Perhaps his first big break came when his original screenplay, "Arctic Blue," became an HBO World Premiere Movie starring Rutger Hauer.
A few projects later, LaManna had finished "Rush Hour," and his career would soon change.
The price of success
Now comes the overnight success part of the story. Actually, it didn't even take one night. LaManna's script was released on a Tuesday afternoon at about 2:30 p.m. At 5:30 p.m., he got a call from a friend in the business.
"He said, 'So I heard Disney is going to buy your script,'" LaManna recalls. "How can they read it that fast?"
A mid-six figure deal was worked out by week's end, and soon LaManna was engaged in that Hollywood tradition: rewriting a script he just sold to tailor it to the needs of the actors and producers.
Another writer, Jim Kouf, was also brought in and did enough work to get a screenwriting credit.
By the time production was underway, LaManna's baby was out of his hands.
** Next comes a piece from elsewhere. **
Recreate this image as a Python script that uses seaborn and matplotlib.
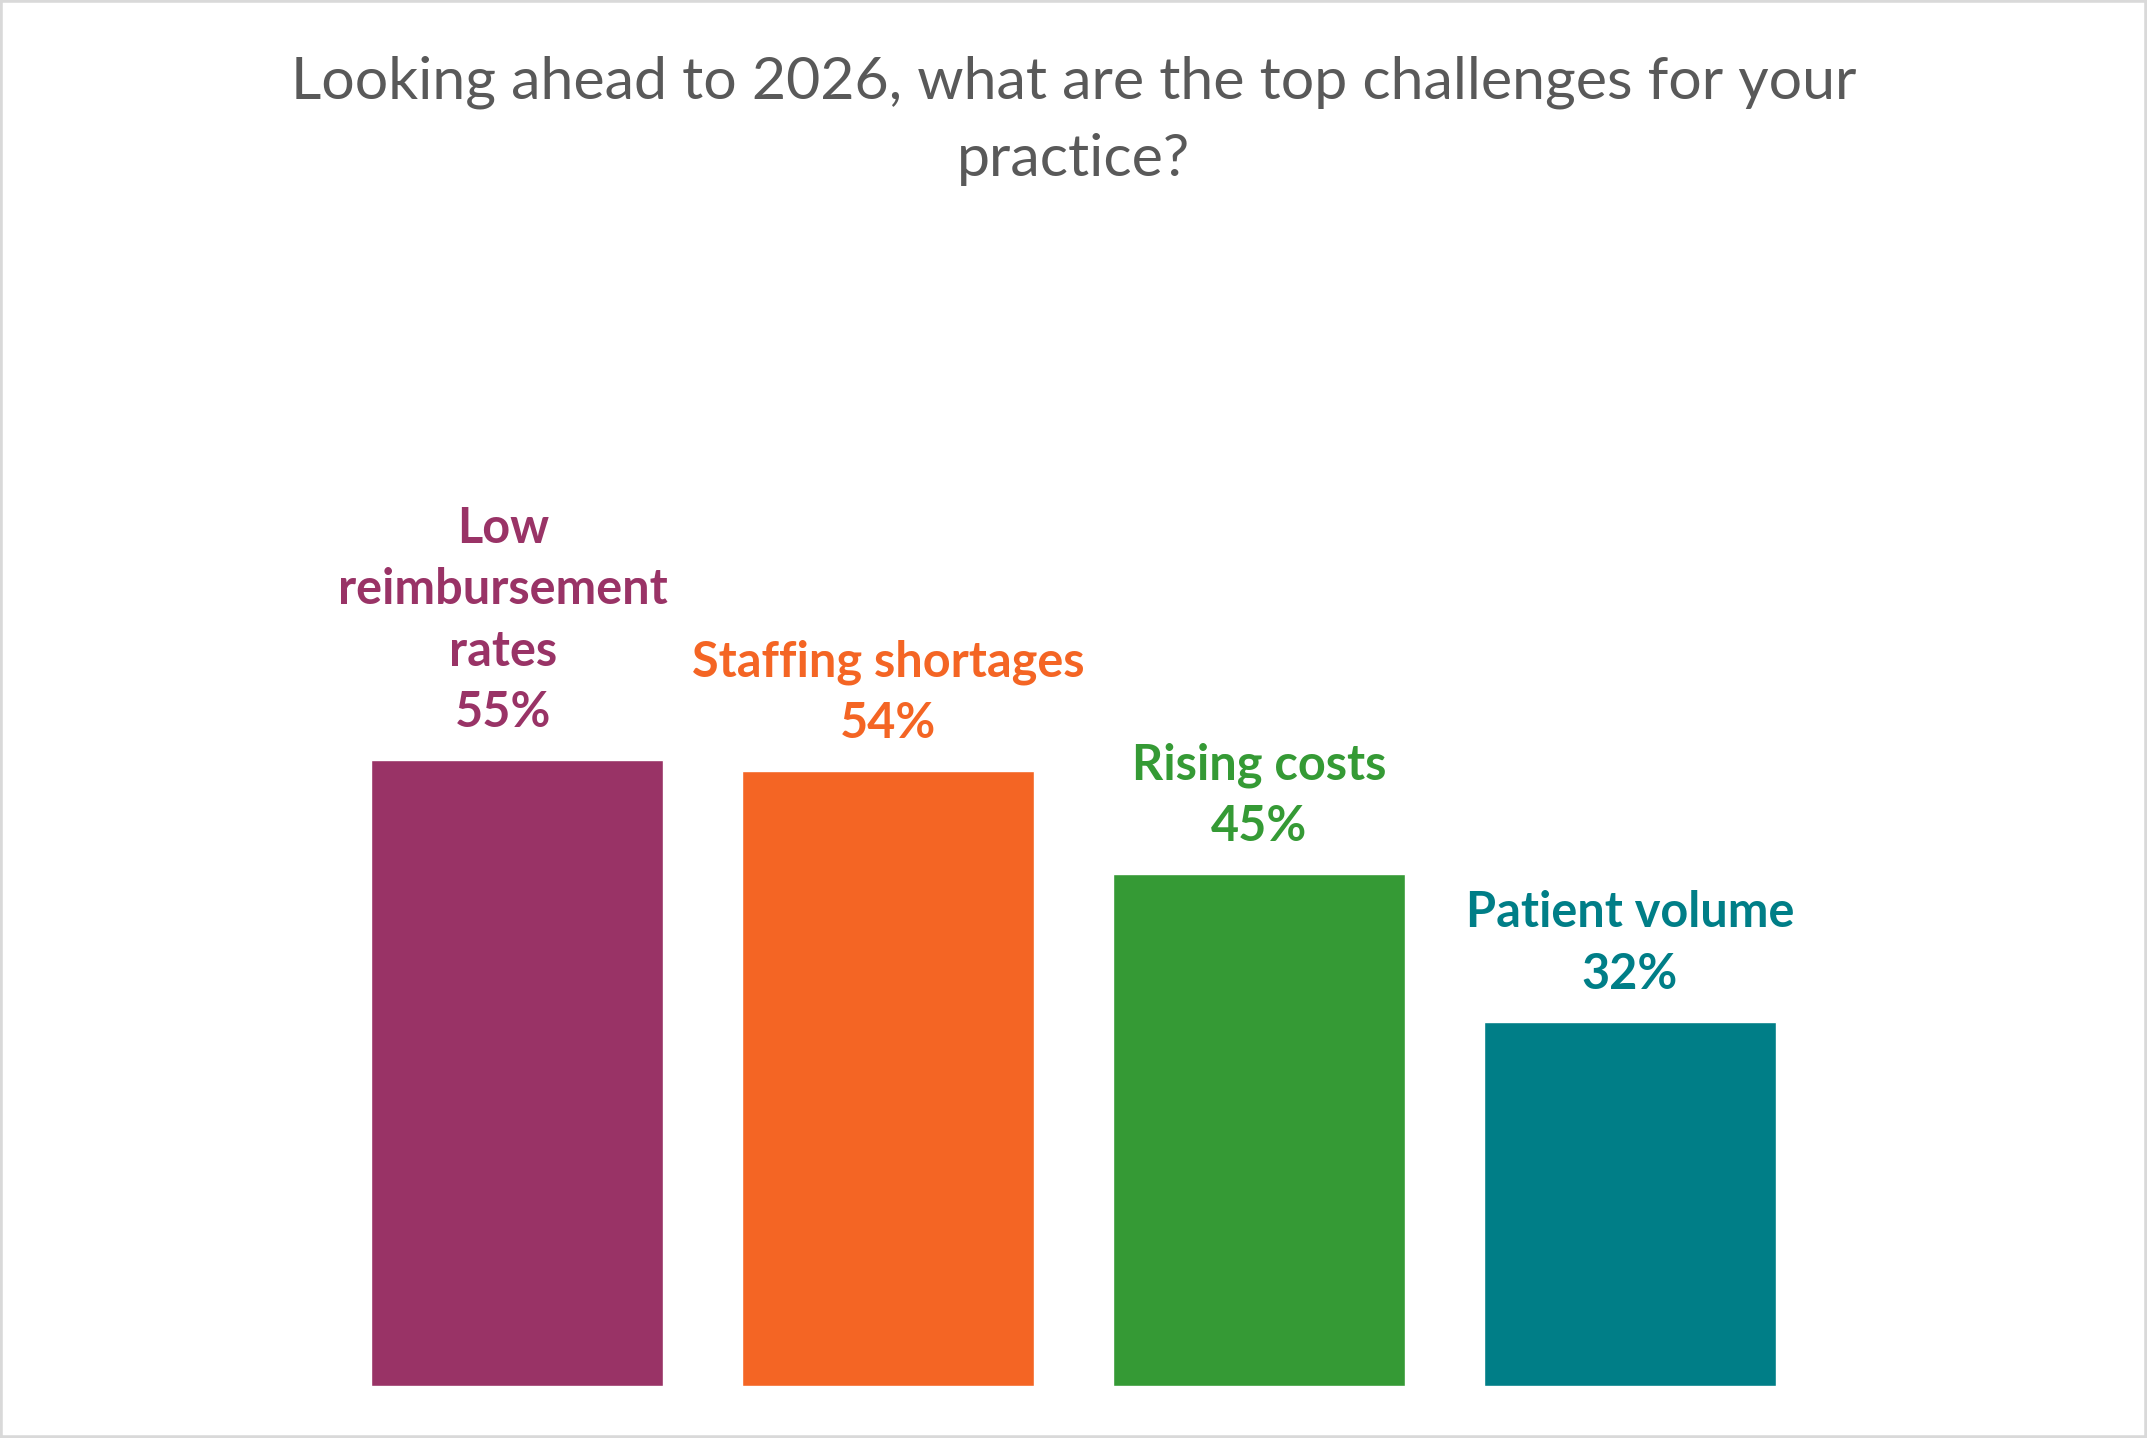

It's the price screenwriters pay for selling their work.
"I think unless you're someone like Gary Ross (writer/director of 'Pleasantville') where you're at the point where you can direct what you write, there are going to be changes to what you do," LaManna says. "As nice as the job is, you're still the bottom person on the rung as far as money and power go."
'The gods are smiling'
Fortunately for everyone involved, the production of the movie experienced that elusive state of good fortune where every decision that was made seemed to be the right decision.
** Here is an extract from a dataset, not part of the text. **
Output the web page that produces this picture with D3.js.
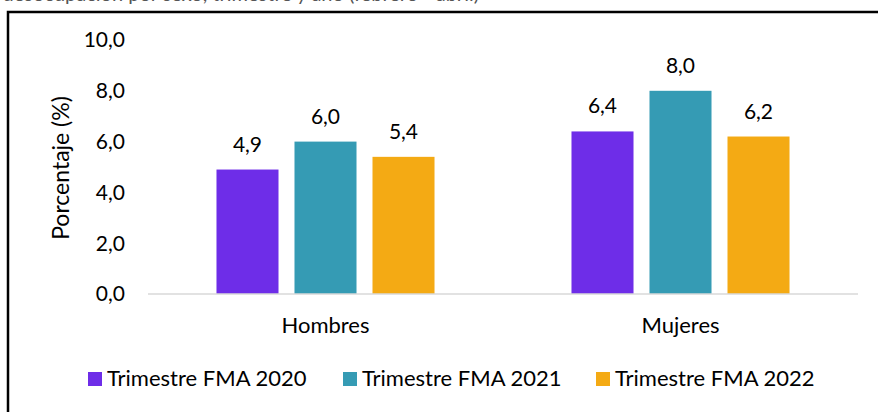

"The history of 'Rush Hour' was the history of dodging bullets," LaManna says. "One bad move by a producer or one bad casting call ... one wrong move and we would've been dead. Everything fell into place. It was just one of those things."
LaManna watched with great satisfaction as martial arts action-hero Chan and comedian Tucker were attached to the flick. And each actor seemed to understand the role he was to portray.
"(Chris Tucker's) like thanking me for the script," LaManna says. "I'm like, thank you. You've got everybody thinking I'm really funny."
And now LaManna is on a short list of hot Hollywood scribes. He's currently finishing up work on his first novel, a political-military action-thriller. And he's talking with various studios about script ideas, while considering a new original screenplay. He calls the experience "gratifying."
"I think people are interested in anyone who's involved in a hit," LaManna says. "Not so much because you're a good writer, but maybe because you're lucky, too. Maybe the gods are smiling on this guy."